Exercise requirements: Images are not part of the copy; transcribe all the data exactly.

....

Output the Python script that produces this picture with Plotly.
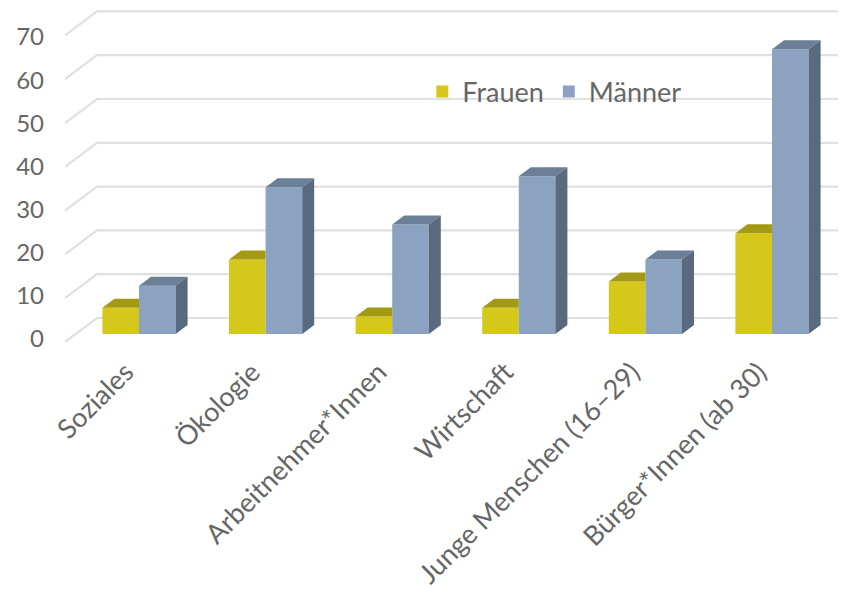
import plotly.graph_objects as go

categories = ["Soziales", "Ökologie", "Arbeitnehmer*Innen", "Wirtschaft",
              "Junge Menschen (16–29)", "Bürger*Innen (ab 30)"]
frauen = [6, 17, 4, 6, 12, 23]
maenner = [11, 33.5, 25, 36, 17, 65]
y_ticks = [0, 10, 20, 30, 40, 50, 60, 70]

# pixel metrics of the pseudo-3D frame, expressed in axis units
PX_X = 126.6
PX_Y = 4.38
FLOOR_DX = 32 / PX_X
FLOOR_DY = 24 / PX_Y
DEPTH_X = 12 / PX_X
DEPTH_Y = 9 / PX_Y
BASE = 8 / PX_Y
BAR_W = 36.6 / PX_X
SHIFT = 10.7 / PX_X
XMIN, XMAX = -0.5, 5.669

COL_F, COL_F_TOP = "#D6C81A", "#A39A14"
COL_M, COL_M_TOP, COL_M_SIDE = "#8BA3C0", "#6C7F98", "#5A6A7E"
TEXT = "#666666"
GRID = "#E0E0E0"
FONT = "Lato"

fig = go.Figure()

# back wall + side wall grid, under the bars
for t in y_ticks:
    fig.add_shape(type="path", xref="x", yref="y", layer="below",
                  path=f"M {XMIN} {t} L {XMIN + FLOOR_DX} {t + FLOOR_DY} L {XMAX + FLOOR_DX} {t + FLOOR_DY}",
                  line=dict(color=GRID, width=2.2))

xs = list(range(len(categories)))
fig.add_trace(go.Bar(x=xs, y=frauen, base=BASE, name="Frauen", width=BAR_W,
                     offset=SHIFT - BAR_W, marker=dict(color=COL_F, line_width=0)))
fig.add_trace(go.Bar(x=xs, y=maenner, base=BASE, name="Männer", width=BAR_W,
                     offset=SHIFT, marker=dict(color=COL_M, line_width=0)))

def faces(kind):
    px, py = [], []
    for i, (f, m) in enumerate(zip(frauen, maenner)):
        c = i + SHIFT
        if kind == "f_top":
            l, r, v = c - BAR_W, c, f + BASE
            px += [l, l + DEPTH_X, r, r, None]
            py += [v, v + DEPTH_Y, v + DEPTH_Y, v, None]
        elif kind == "m_top":
            l, r, v = c, c + BAR_W, m + BASE
            px += [l, l + DEPTH_X, r + DEPTH_X, r, None]
            py += [v, v + DEPTH_Y, v + DEPTH_Y, v, None]
        else:
            r, v = c + BAR_W, m + BASE
            px += [r, r + DEPTH_X, r + DEPTH_X, r, None]
            py += [BASE, BASE + DEPTH_Y, v + DEPTH_Y, v, None]
    return px, py

for kind, col in (("f_top", COL_F_TOP), ("m_top", COL_M_TOP), ("m_side", COL_M_SIDE)):
    px, py = faces(kind)
    fig.add_trace(go.Scatter(x=px, y=py, mode="lines", fill="toself", fillcolor=col,
                             line=dict(width=0, color=col), hoverinfo="skip", showlegend=False))

fig.update_layout(
    width=838, height=582, autosize=False,
    margin=dict(l=57, r=0, t=1, b=248),
    paper_bgcolor="white", plot_bgcolor="white",
    barmode="overlay",
    font=dict(family=FONT, color=TEXT, size=24),
    legend=dict(orientation="h", x=0.4575, y=0.751, xanchor="left", yanchor="middle",
                bgcolor="rgba(0,0,0,0)", font=dict(size=27, family=FONT, color=TEXT),
                itemsizing="constant", traceorder="normal"),
    xaxis=dict(range=[XMIN, XMAX], tickmode="array", tickvals=[x - 0.02 for x in xs],
               ticktext=categories, tickangle=-45, showgrid=False, zeroline=False,
               showline=False, ticks="", ticklabelstandoff=8, automargin=False,
               tickfont=dict(size=27, family=FONT, color=TEXT)),
    yaxis=dict(range=[0, 76.03], tickmode="array",
               tickvals=[t * 302 / 306.6 + 0.68 for t in y_ticks],
               ticktext=[str(t) for t in y_ticks],
               showgrid=False, zeroline=False, showline=False, ticks="",
               ticklabelstandoff=20, automargin=False,
               tickfont=dict(size=24, family=FONT, color=TEXT)),
)

fig.write_html("out.html")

....

Solved exercise:
Output the Python script that produces this picture with Plotly.
import plotly.graph_objects as go

categories = ["Soziales", "Ökologie", "Arbeitnehmer*Innen", "Wirtschaft",
              "Junge Menschen (16–29)", "Bürger*Innen (ab 30)"]
frauen = [6, 17, 4, 6, 12, 23]
maenner = [11, 33.5, 25, 36, 17, 65]
y_ticks = [0, 10, 20, 30, 40, 50, 60, 70]

# pixel metrics of the pseudo-3D frame, expressed in axis units
PX_X = 126.6
PX_Y = 4.38
FLOOR_DX = 32 / PX_X
FLOOR_DY = 24 / PX_Y
DEPTH_X = 12 / PX_X
DEPTH_Y = 9 / PX_Y
BASE = 8 / PX_Y
BAR_W = 36.6 / PX_X
SHIFT = 10.7 / PX_X
XMIN, XMAX = -0.5, 5.669

COL_F, COL_F_TOP = "#D6C81A", "#A39A14"
COL_M, COL_M_TOP, COL_M_SIDE = "#8BA3C0", "#6C7F98", "#5A6A7E"
TEXT = "#666666"
GRID = "#E0E0E0"
FONT = "Lato"

fig = go.Figure()

# back wall + side wall grid, under the bars
for t in y_ticks:
    fig.add_shape(type="path", xref="x", yref="y", layer="below",
                  path=f"M {XMIN} {t} L {XMIN + FLOOR_DX} {t + FLOOR_DY} L {XMAX + FLOOR_DX} {t + FLOOR_DY}",
                  line=dict(color=GRID, width=2.2))

xs = list(range(len(categories)))
fig.add_trace(go.Bar(x=xs, y=frauen, base=BASE, name="Frauen", width=BAR_W,
                     offset=SHIFT - BAR_W, marker=dict(color=COL_F, line_width=0)))
fig.add_trace(go.Bar(x=xs, y=maenner, base=BASE, name="Männer", width=BAR_W,
                     offset=SHIFT, marker=dict(color=COL_M, line_width=0)))

def faces(kind):
    px, py = [], []
    for i, (f, m) in enumerate(zip(frauen, maenner)):
        c = i + SHIFT
        if kind == "f_top":
            l, r, v = c - BAR_W, c, f + BASE
            px += [l, l + DEPTH_X, r, r, None]
            py += [v, v + DEPTH_Y, v + DEPTH_Y, v, None]
        elif kind == "m_top":
            l, r, v = c, c + BAR_W, m + BASE
            px += [l, l + DEPTH_X, r + DEPTH_X, r, None]
            py += [v, v + DEPTH_Y, v + DEPTH_Y, v, None]
        else:
            r, v = c + BAR_W, m + BASE
            px += [r, r + DEPTH_X, r + DEPTH_X, r, None]
            py += [BASE, BASE + DEPTH_Y, v + DEPTH_Y, v, None]
    return px, py

for kind, col in (("f_top", COL_F_TOP), ("m_top", COL_M_TOP), ("m_side", COL_M_SIDE)):
    px, py = faces(kind)
    fig.add_trace(go.Scatter(x=px, y=py, mode="lines", fill="toself", fillcolor=col,
                             line=dict(width=0, color=col), hoverinfo="skip", showlegend=False))

fig.update_layout(
    width=838, height=582, autosize=False,
    margin=dict(l=57, r=0, t=1, b=248),
    paper_bgcolor="white", plot_bgcolor="white",
    barmode="overlay",
    font=dict(family=FONT, color=TEXT, size=24),
    legend=dict(orientation="h", x=0.4575, y=0.751, xanchor="left", yanchor="middle",
                bgcolor="rgba(0,0,0,0)", font=dict(size=27, family=FONT, color=TEXT),
                itemsizing="constant", traceorder="normal"),
    xaxis=dict(range=[XMIN, XMAX], tickmode="array", tickvals=[x - 0.02 for x in xs],
               ticktext=categories, tickangle=-45, showgrid=False, zeroline=False,
               showline=False, ticks="", ticklabelstandoff=8, automargin=False,
               tickfont=dict(size=27, family=FONT, color=TEXT)),
    yaxis=dict(range=[0, 76.03], tickmode="array",
               tickvals=[t * 302 / 306.6 + 0.68 for t in y_ticks],
               ticktext=[str(t) for t in y_ticks],
               showgrid=False, zeroline=False, showline=False, ticks="",
               ticklabelstandoff=20, automargin=False,
               tickfont=dict(size=24, family=FONT, color=TEXT)),
)

fig.write_html("out.html")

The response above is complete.